Harry Reid died on Tuesday, and it’s quite predictable that there immediately appeared comparisons of his leadership of the Senate Democrats to the leadership currently on display from Senate top dog Chuck Schumer. We should be careful here, however. The two men are very different, certainly, but so are their circumstances.

The most important thing to keep in mind is that party leaders in Congress, particularly in the Senate, do not have a free hand to do anything they choose. They must hold together a coalition while seeking to gain, maintain or grow a majority. They have to protect their most vulnerable members, and that means they can’t just bully them into submission. Harry Reid had a nice run where he enjoyed a healthy majority–briefly reaching a theoretically filubuster-proof 60 seats. Schumer has only 5o seats under his control, meaning he cannot hope to break a filibuster with a few Republican votes and must have absolute unanimity to pass anything. Reid could tolerate dissension in his ranks, and even encourage it in specific circumstances where it might help a member establish some strategic distance from the party brand. Schumer doesn’t have that luxury.

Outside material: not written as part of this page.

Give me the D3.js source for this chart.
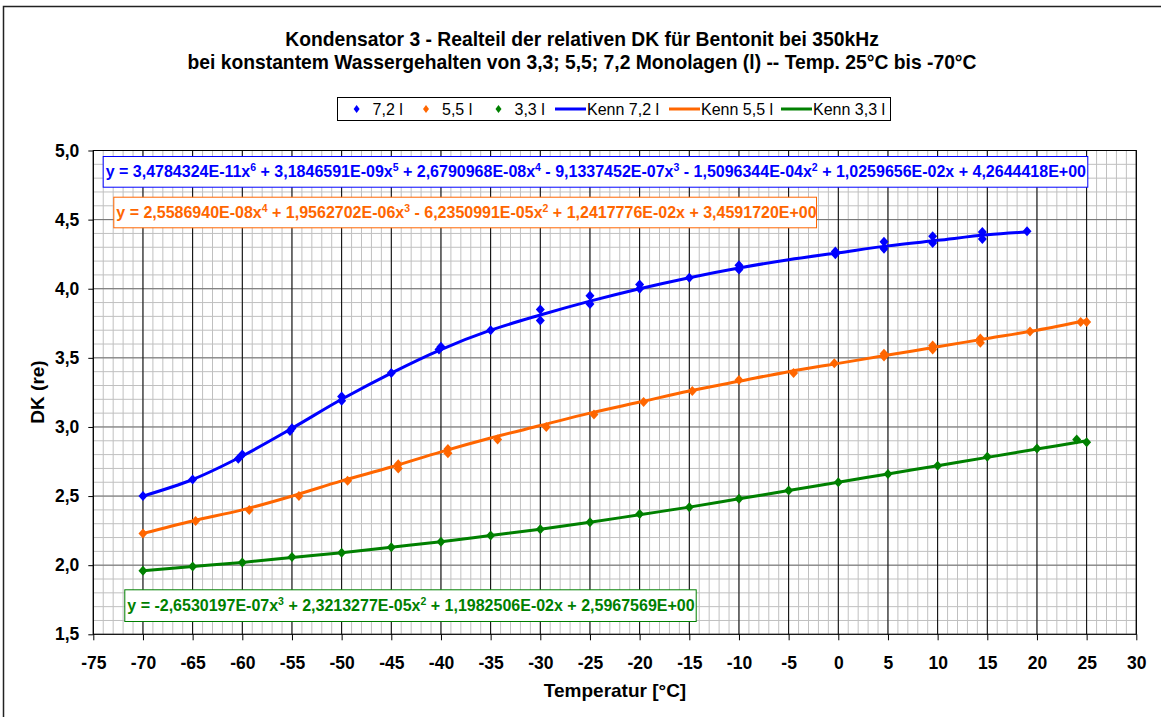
<!DOCTYPE html>
<html>
<head>
<meta charset="utf-8">
<script src="https://cdn.jsdelivr.net/npm/d3@7/dist/d3.min.js"></script>
<style>
body { margin: 0; background: #fff; }
text { font-family: "Liberation Sans", Arial, sans-serif; }
</style>
</head>
<body>
<div id="chart"></div>
<script>
var width = 1161,
  height = 717;

// measured points (temperature, DK)
var temp72 = [-70, -65, -60.4, -60, -55.2, -55, -50, -50, -45, -40.2, -40, -35, -30, -30, -25, -25, -20, -20, -15, -10, -10, -0.3, -0.3, 4.6, 4.6, 9.5, 9.5, 14.5, 14.5, 19];
var dk72 = [2.50, 2.62, 2.77, 2.80, 2.97, 2.99, 3.19, 3.22, 3.39, 3.56, 3.58, 3.70, 3.77, 3.85, 3.89, 3.95, 4.00, 4.03, 4.08, 4.14, 4.17, 4.25, 4.27, 4.29, 4.34, 4.33, 4.38, 4.36, 4.41, 4.415];

var temp55 = [-70, -64.7, -59.3, -54.3, -49.4, -44.3, -44.3, -39.3, -39.3, -34.3, -29.4, -24.6, -19.6, -14.7, -10, -4.5, -0.4, 4.6, 4.6, 9.5, 9.5, 14.3, 14.3, 19.3, 24.4, 25];
var dk55 = [2.23, 2.32, 2.40, 2.50, 2.61, 2.70, 2.73, 2.81, 2.84, 2.91, 3.00, 3.09, 3.18, 3.26, 3.34, 3.39, 3.46, 3.51, 3.53, 3.56, 3.59, 3.61, 3.64, 3.69, 3.76, 3.76];

var temp33 = [-70, -65, -60, -55, -50, -45, -40, -35, -30, -25, -20, -15, -10, -5, 0, 5, 10, 15, 20, 24, 25];
var dk33 = [1.96, 1.99, 2.02, 2.06, 2.09, 2.13, 2.17, 2.215, 2.26, 2.31, 2.37, 2.42, 2.48, 2.54, 2.60, 2.66, 2.72, 2.785, 2.845, 2.91, 2.89];

// characteristic curves (Kenn)
var kennTemp72 = [-70, -65, -60, -55, -50, -45, -40, -35, -30, -25, -20, -15, -10, -5, 0, 5, 10, 15, 19];
var kenn72 = [2.50, 2.62, 2.79, 2.99, 3.20, 3.39, 3.56, 3.70, 3.81, 3.91, 4.00, 4.08, 4.15, 4.21, 4.26, 4.31, 4.35, 4.39, 4.41];
var kennTemp = [-70, -65, -60, -55, -50, -45, -40, -35, -30, -25, -20, -15, -10, -5, 0, 5, 10, 15, 20, 25];
var kenn55 = [2.23, 2.32, 2.40, 2.50, 2.61, 2.71, 2.82, 2.92, 3.01, 3.10, 3.18, 3.26, 3.33, 3.40, 3.46, 3.52, 3.58, 3.64, 3.70, 3.77];
var kenn33 = [1.96, 1.99, 2.02, 2.055, 2.09, 2.13, 2.17, 2.215, 2.26, 2.31, 2.365, 2.42, 2.48, 2.54, 2.60, 2.66, 2.72, 2.78, 2.84, 2.90];

var tempTicks = [-75, -70, -65, -60, -55, -50, -45, -40, -35, -30, -25, -20, -15, -10, -5, 0, 5, 10, 15, 20, 25, 30];
var dkTicks = [1.5, 2.0, 2.5, 3.0, 3.5, 4.0, 4.5, 5.0];

var seriesNames = ['7,2 l', '5,5 l', '3,3 l'];
var colors = ['#0000ff', '#ff6600', '#008000'];

var titleLines = [
  'Kondensator 3 - Realteil der relativen DK für Bentonit bei 350kHz',
  'bei konstantem Wassergehalten von 3,3; 5,5; 7,2 Monolagen (l) -- Temp. 25°C bis -70°C'
];

// trendline equations: [text, superscript]
var eq72 = [['y = 3,4784324E-11x', '6'], [' + 3,1846591E-09x', '5'], [' + 2,6790968E-08x', '4'], [' - 9,1337452E-07x', '3'], [' - 1,5096344E-04x', '2'], [' + 1,0259656E-02x + 4,2644418E+00', '']];
var eq55 = [['y = 2,5586940E-08x', '4'], [' + 1,9562702E-06x', '3'], [' - 6,2350991E-05x', '2'], [' + 1,2417776E-02x + 3,4591720E+00', '']];
var eq33 = [['y = -2,6530197E-07x', '3'], [' + 2,3213277E-05x', '2'], [' + 1,1982506E-02x + 2,5967569E+00', '']];

var x = d3.scaleLinear().domain([-75, 30]).range([93.3, 1136.3]);
var y = d3.scaleLinear().domain([1.5, 5]).range([634.3, 150.5]);

var svg = d3.select('#chart')
  .append('svg')
  .attr('width', width)
  .attr('height', height);

// chart frame
svg.append('rect')
  .attr('x', 3.5).attr('y', 6.5)
  .attr('width', 1200).attr('height', 800)
  .attr('fill', '#fff')
  .attr('stroke', '#222')
  .attr('stroke-width', 1.5);

// title
svg.append('g')
  .selectAll('text')
  .data(titleLines)
  .enter()
  .append('text')
  .attr('x', 582)
  .attr('y', function (d, i) { return 46 + i * 23; })
  .attr('text-anchor', 'middle')
  .style('font-size', '19.3px')
  .style('font-weight', 'bold')
  .text(function (d) { return d; });

// grid
var grid = svg.append('g');
grid.selectAll('.vminor')
  .data(d3.range(-75, 31))
  .enter()
  .append('line')
  .attr('x1', function (d) { return x(d); })
  .attr('x2', function (d) { return x(d); })
  .attr('y1', y(1.5)).attr('y2', y(5))
  .attr('stroke', '#c0c0c0');
grid.selectAll('.hminor')
  .data(d3.range(15, 51).map(function (d) { return d / 10; }))
  .enter()
  .append('line')
  .attr('x1', x(-75)).attr('x2', x(30))
  .attr('y1', function (d) { return y(d); })
  .attr('y2', function (d) { return y(d); })
  .attr('stroke', '#c0c0c0');
grid.selectAll('.hmajor')
  .data(dkTicks)
  .enter()
  .append('line')
  .attr('x1', x(-75)).attr('x2', x(30))
  .attr('y1', function (d) { return y(d); })
  .attr('y2', function (d) { return y(d); })
  .attr('stroke', '#707070');
grid.selectAll('.vmajor')
  .data(tempTicks)
  .enter()
  .append('line')
  .attr('x1', function (d) { return x(d); })
  .attr('x2', function (d) { return x(d); })
  .attr('y1', y(1.5)).attr('y2', y(5))
  .attr('stroke', '#000');

svg.append('rect')
  .attr('x', x(-75)).attr('y', y(5))
  .attr('width', x(30) - x(-75)).attr('height', y(1.5) - y(5))
  .attr('fill', 'none')
  .attr('stroke', '#000');

// axes
var fmtDK = function (d) { return d3.format('.1f')(d).replace('.', ','); };
var fmtT = function (d) { return String(d); };

var xAxis = svg.append('g')
  .attr('transform', 'translate(0,' + y(1.5) + ')')
  .call(d3.axisBottom(x).tickValues(tempTicks).tickSize(6).tickPadding(16).tickFormat(fmtT));
var yAxis = svg.append('g')
  .attr('transform', 'translate(' + x(-75) + ',0)')
  .call(d3.axisLeft(y).tickValues(dkTicks).tickSize(5).tickPadding(9).tickFormat(fmtDK));

[xAxis, yAxis].forEach(function (a) {
  a.select('.domain').remove();
  a.selectAll('line').attr('stroke', '#000');
  a.selectAll('text')
    .style('font-family', '"Liberation Sans", Arial, sans-serif')
    .style('font-size', '17.5px')
    .style('font-weight', 'bold')
    .attr('fill', '#000');
});

svg.append('text')
  .attr('x', 615).attr('y', 697)
  .attr('text-anchor', 'middle')
  .style('font-size', '19px')
  .style('font-weight', 'bold')
  .text('Temperatur [°C]');

svg.append('text')
  .attr('transform', 'translate(44,392) rotate(-90)')
  .attr('text-anchor', 'middle')
  .style('font-size', '19px')
  .style('font-weight', 'bold')
  .text('DK (re)');

// curves
var line = d3.line()
  .x(function (d) { return x(d[0]); })
  .y(function (d) { return y(d[1]); })
  .curve(d3.curveCatmullRom);

var kenn = [d3.zip(kennTemp72, kenn72), d3.zip(kennTemp, kenn55), d3.zip(kennTemp, kenn33)];
var points = [d3.zip(temp72, dk72), d3.zip(temp55, dk55), d3.zip(temp33, dk33)];

var diamond = 'M0,-5L4.5,0L0,5L-4.5,0Z';

points.forEach(function (pts, i) {
  svg.append('g')
    .selectAll('path')
    .data(pts)
    .enter()
    .append('path')
    .attr('d', diamond)
    .attr('transform', function (d) { return 'translate(' + x(d[0]) + ',' + y(d[1]) + ')'; })
    .attr('fill', colors[i]);
});

kenn.forEach(function (k, i) {
  svg.append('path')
    .datum(k)
    .attr('d', line)
    .attr('fill', 'none')
    .attr('stroke', colors[i])
    .attr('stroke-width', 3);
});

// equation labels
var eqBoxes = [
  { eq: eq72, x: 102.7, y: 156, w: 984.6, h: 30.7 },
  { eq: eq55, x: 113.3, y: 196.7, w: 702.7, h: 30.6 },
  { eq: eq33, x: 124.3, y: 589.3, w: 571.4, h: 31.7 }
];

eqBoxes.forEach(function (b, i) {
  var g = svg.append('g');
  g.append('rect')
    .attr('x', b.x + 0.5).attr('y', b.y + 0.5)
    .attr('width', b.w).attr('height', b.h)
    .attr('fill', '#fff')
    .attr('stroke', colors[i]);
  var t = g.append('text')
    .attr('x', b.x + 3)
    .attr('y', b.y + b.h / 2 + 6)
    .attr('fill', colors[i])
    .style('font-size', '16px')
    .style('font-weight', 'bold');
  var raised = false;
  b.eq.forEach(function (part) {
    t.append('tspan')
      .attr('dy', raised ? 6 : 0)
      .text(part[0]);
    raised = false;
    if (part[1]) {
      t.append('tspan')
        .attr('dy', -6)
        .style('font-size', '10.5px')
        .text(part[1]);
      raised = true;
    }
  });
});

// legend
var legend = svg.append('g');
legend.append('rect')
  .attr('x', 337.5).attr('y', 97.5)
  .attr('width', 553).attr('height', 23)
  .attr('fill', '#fff')
  .attr('stroke', '#000');

var markerX = [356.6, 426, 498.5];
var lineX = [555, 669, 781];

seriesNames.forEach(function (name, i) {
  legend.append('path')
    .attr('d', 'M0,-4L3,0L0,4L-3,0Z')
    .attr('transform', 'translate(' + markerX[i] + ',109)')
    .attr('fill', colors[i]);
  legend.append('text')
    .attr('x', markerX[i] + 16).attr('y', 115)
    .style('font-size', '16px')
    .text(name);
  legend.append('line')
    .attr('x1', lineX[i]).attr('x2', lineX[i] + 31)
    .attr('y1', 109).attr('y2', 109)
    .attr('stroke', colors[i])
    .attr('stroke-width', 3);
  legend.append('text')
    .attr('x', lineX[i] + 32).attr('y', 115)
    .style('font-size', '16px')
    .text('Kenn ' + name);
});
</script>
</body>
</html>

When Reid used the nuclear option to facilitate the confirmation of President Obama’s nominations, Senator Joe Manchin of West Virginia opposed him. It didn’t matter because Reid didn’t need his support. Schumer would like Manchin to back him on a similar rules change to facilitate a voting rights bill, but this time Manchin’s support is required. That’s just one example–there are many others–where Schumer faces a more challenging problem than Reid typically faced.

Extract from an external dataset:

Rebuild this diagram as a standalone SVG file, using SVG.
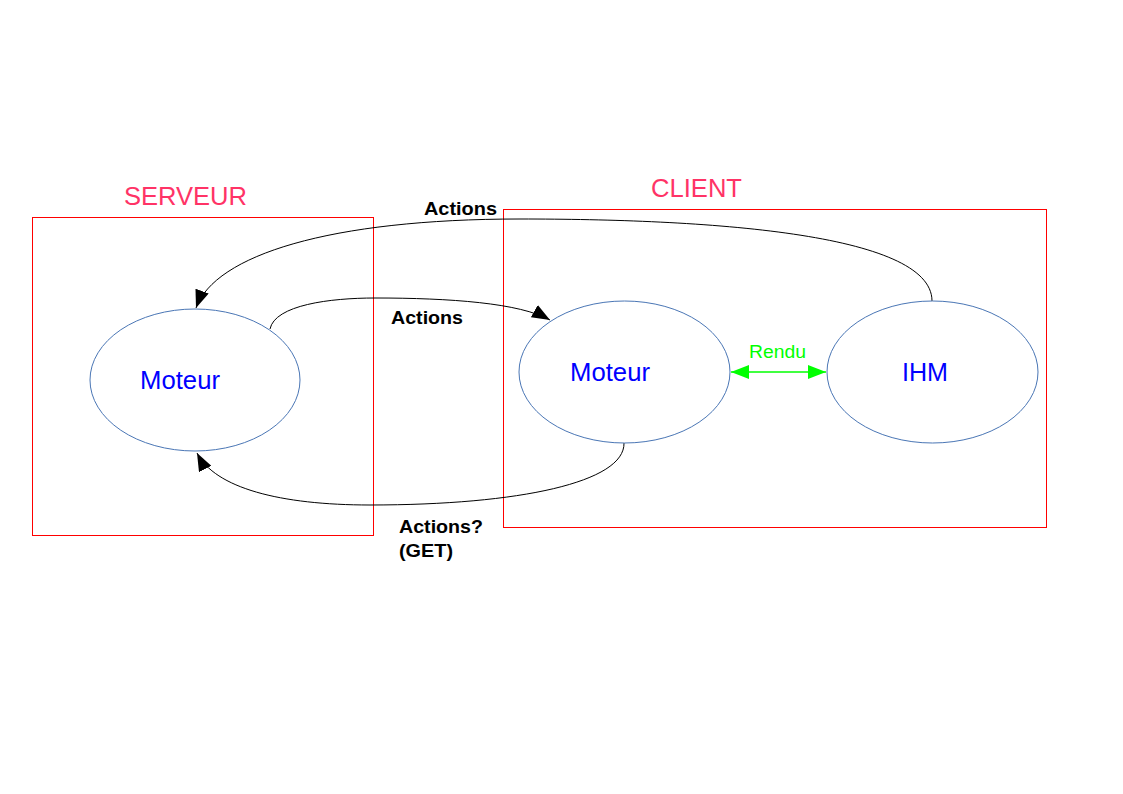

Right now, there’s an article up at HuffPost that credits Donald Trump with making Schumer’s Senate majority. That’s fair enough, since Trump’s delusional insistence that he was robbed of Georgia’s Electoral College votes clearly dissuaded thousands of Republicans from participating in the two Senate runoff elections that resulted in the narrow election of Democrats Raphael Warnock and Jon Ossoff, and created a 50-50 split in the upper chamber. But the author, S.V. Date, goes further by arguing that Trump is responsible for Biden’s success in confirming a record-tying 40 federal judges during his first year in office. This is less accurate because it wouldn’t have been possible in a 50-50 Senate without the support of Senator Manchin, and those justices would have been subject to a filibuster if not for Reid’s decision to use the nuclear option back in 2013.

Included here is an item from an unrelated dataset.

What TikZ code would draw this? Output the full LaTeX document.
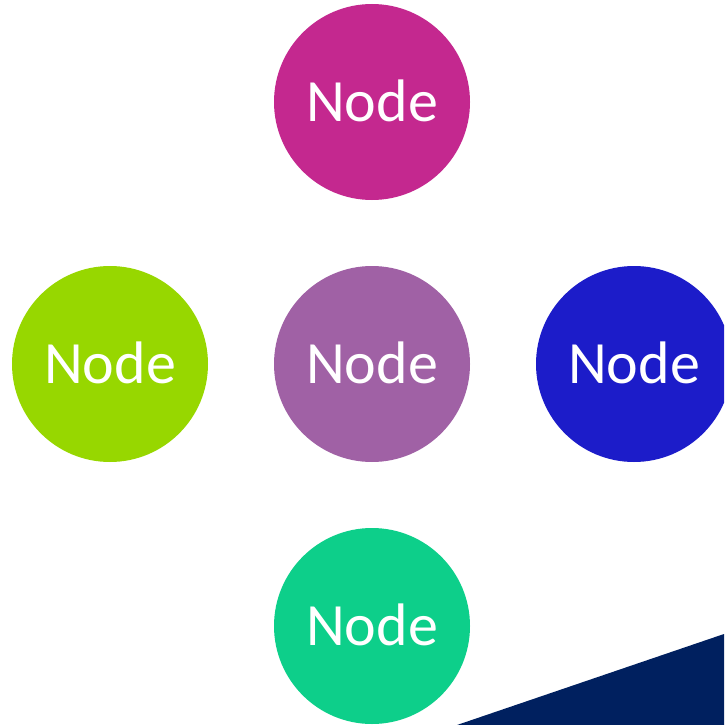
\documentclass[tikz,border=0pt]{standalone}
\usepackage{fontspec}
\setmainfont{Carlito}
\definecolor{cmag}{HTML}{C4288F}
\definecolor{cgreen}{HTML}{97D700}
\definecolor{cpurp}{HTML}{A061A5}
\definecolor{cblue}{HTML}{1C1CC9}
\definecolor{cteal}{HTML}{0DCF8A}
\definecolor{cnavy}{HTML}{00205F}
\begin{document}
\begin{tikzpicture}[x=1pt,y=-1pt,
  nodecircle/.style={circle,minimum size=196pt,inner sep=0pt,text=white,font=\fontsize{60}{61}\selectfont}]
\useasboundingbox (0,0) rectangle (724,725);
\begin{scope}
\clip (0,0) rectangle (724,725);
\fill[cnavy] (457,725) -- (724,634) -- (724,725) -- cycle;
\node[nodecircle,fill=cmag] (top) at (372,102) {\raisebox{2pt}{Node}};
\node[nodecircle,fill=cgreen] (left) at (110,364) {\raisebox{2pt}{Node}};
\node[nodecircle,fill=cpurp] (center) at (372,364) {\raisebox{2pt}{Node}};
\node[nodecircle,fill=cblue] (right) at (634,364) {\raisebox{2pt}{Node}};
\node[nodecircle,fill=cteal] (bottom) at (372,626) {\raisebox{2pt}{Node}};
\end{scope}
\end{tikzpicture}
\end{document}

Reid might have gone nuclear earlier but he had to have enough support from his own caucus. He waited until Mitch McConnell’s obstruction had caused enough frustration that there were 50 votes to support the change. Schumer is facing the same constraint with voting rights, but he lacks the wiggle room that Reid enjoyed.

A better way to compare Reid to Schumer than looking at their records is to try to imagine what they would have done in each other’s shoes. Manchin seems to have a better relationship with Schumer than he enjoyed with Reid, but Reid didn’t have to worry that he’d lose his majority if Manchin got angry.

I preferred Reid’s combative style to Schumer’s but I know Schumer isn’t free to use the same strategies. I don’t think the two men are as different as it might seem. They do have the same job description, however, and the same determined adversary in McConnell.